While some industries are more dangerous than others to work in, virtually anyone can get hurt on the job. When you become injured, your likely goal is to get relief from your pain as quickly as possible. In moments like those, you may not remember what steps your employer requires you to take if you’re hurt on the job. Even if you know them, you may wonder if you’re really obligated to see a doctor of their selection or if you can see one of your own.
If you’re hurt on the job in Dauphin, then the very first step that you should take is to report what happened to your supervisor. You should then let them know that you want to be seen by a doctor right away. Then, immediately request a workers’ compensation claim form and fill it out.
The reason why you want to take these three steps after becoming injured on the job is because an employer isn’t required to offer any workers’ compensation benefits until you request them. By reporting your injury right away, you’ll ensure that there won’t be any delay in receiving lost income or medical payments.
If you’re hurt on the job, then it’s likely that your employer will give you the name and contact information for a doctor and tell you to go see them. A common question that attorneys get asked by workers is if they have to go see the doctor of their employer’s choosing. Sadly there’s no single answer to that question. Your options vary by jurisdiction.

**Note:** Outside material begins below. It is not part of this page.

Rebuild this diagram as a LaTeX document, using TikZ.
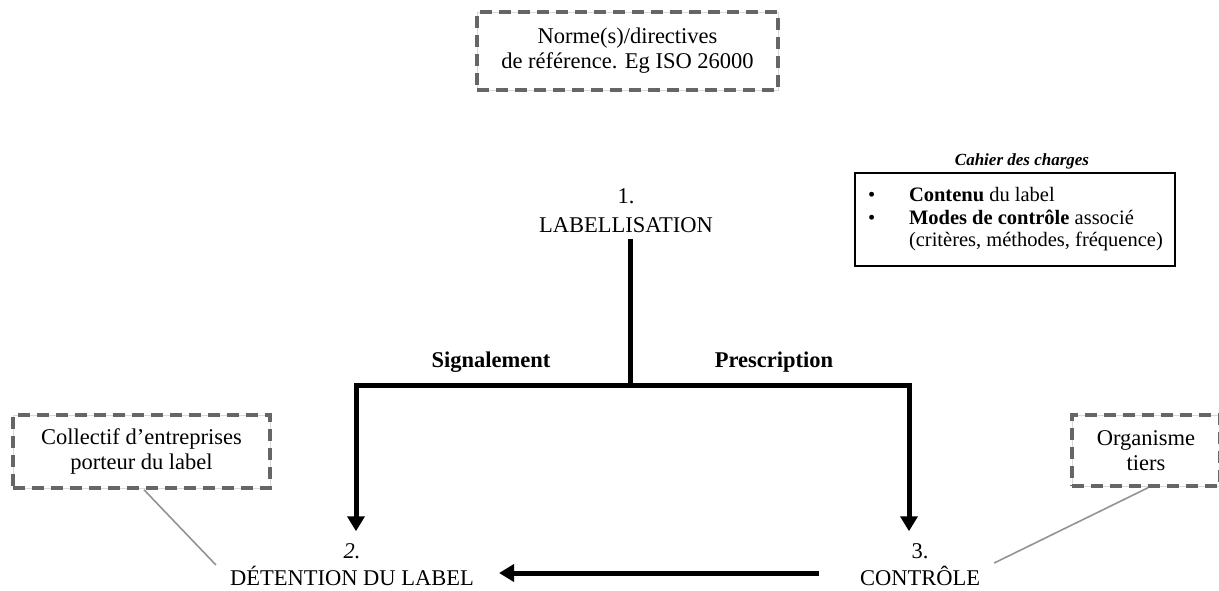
\documentclass[tikz,border=0pt]{standalone}
\usepackage{fontspec}
\setmainfont{Liberation Serif}
\usetikzlibrary{arrows.meta,calc}
\tikzset{
  big/.style={font=\fontsize{22.5}{25}\selectfont, align=center, inner sep=0pt},
  lbl/.style={font=\fontsize{22.5}{27}\selectfont, align=center, inner sep=0pt},
  dbox/.style={big, preaction={draw=gray!30, line width=0.8pt, solid},
    draw=gray!80!black, line width=3.5pt, dash pattern=on 12pt off 7pt},
  thick line/.style={line width=5pt, draw=black},
  arr/.style={thick line, -{Triangle[width=17pt,length=15pt]}},
  thin/.style={draw=gray!85, line width=1.6pt},
}
\begin{document}
\begin{tikzpicture}[x=1pt,y=-1pt]
\useasboundingbox (0,0) rectangle (1219,590);
% dashed boxes
\node[dbox, minimum width=301pt, minimum height=78pt] (norme) at (627.5,51) {Norme(s)/directives\\de référence. Eg ISO 26000};
\node[dbox, minimum width=257pt, minimum height=73pt] (coll) at (141.5,451.5) {Collectif d’entreprises\\porteur du label};
\node[dbox, minimum width=148pt, minimum height=71pt] (org) at (1146,450.5) {Organisme\\tiers};
% cahier des charges
\node[font=\fontsize{17}{20}\selectfont\bfseries\itshape, inner sep=0pt] (cdc) at (1022,161) {Cahier des charges};
\node[draw, line width=1.5pt, minimum width=320pt, minimum height=93pt, inner xsep=13pt, inner ysep=0pt,
      font=\fontsize{20.5}{22.5}\selectfont] (box) at (1015,219.5)
 {\makebox[294pt][l]{\begin{tabular}{@{}p{41pt}@{}l@{}}
  \textbullet & \textbf{Contenu} du label\\
  \textbullet & \textbf{Modes de contrôle} associé\\
   & (critères, méthodes, fréquence)
  \end{tabular}}};
% main labels
\node[lbl, font=\fontsize{22.5}{29}\selectfont] (lab) at (626,211) {1.\\LABELLISATION};
\node[lbl] (det) at (352,564.5) {\textit{2.}\\DÉTENTION DU LABEL};
\node[lbl] (ctl) at (920,564.5) {3.\\CONTRÔLE};
\node[font=\fontsize{22.5}{25}\selectfont\bfseries, inner sep=0pt] (sig) at (491,362) {Signalement};
\node[font=\fontsize{22.5}{25}\selectfont\bfseries, inner sep=0pt] (pre) at (774,362) {Prescription};
% tree
\coordinate (j) at (630,385);
\coordinate (jl) at (356,385);
\coordinate (jr) at (909,385);
\draw[thick line] (lab.south -| j) ++(0,6) -- (j);
\draw[thick line, line cap=rect] (jl) -- (jr);
\draw[arr] (jl) -- (jl |- det.north) [shorten >=12pt];
\draw[arr] (jr) -- (jr |- ctl.north) [shorten >=12pt];
\draw[arr] ($(ctl.west)+(-41,8.5)$) -- ($(det.east)+(25,8.5)$);
% thin connectors
\draw[thin] (coll.south) ++(2.5,0) -- ($(det.west)+(-14,0.5)$);
\draw[thin] (org.south) ++(2,0) -- ($(ctl.east)+(14,-1.5)$);
\end{tikzpicture}
\end{document}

You may be required to see the doctor your employer refers you to for at least a month before transferring to one of your choice — with some exceptions. You may be allowed to switch doctors much sooner if the doctor that you’ve been asked to see is not adequately trained to treat your condition or if they’re not providing you with an adequate level of care.
Workers’ compensation benefits that you may qualify for include medical and disability payments. If your injury impacts your ability to return to work, then you may qualify for a permanent disability settlement and even vocational rehabilitation. A workers’ compensation attorney can guide you in understanding what types of coverage you may be eligible for under Pennsylvania law.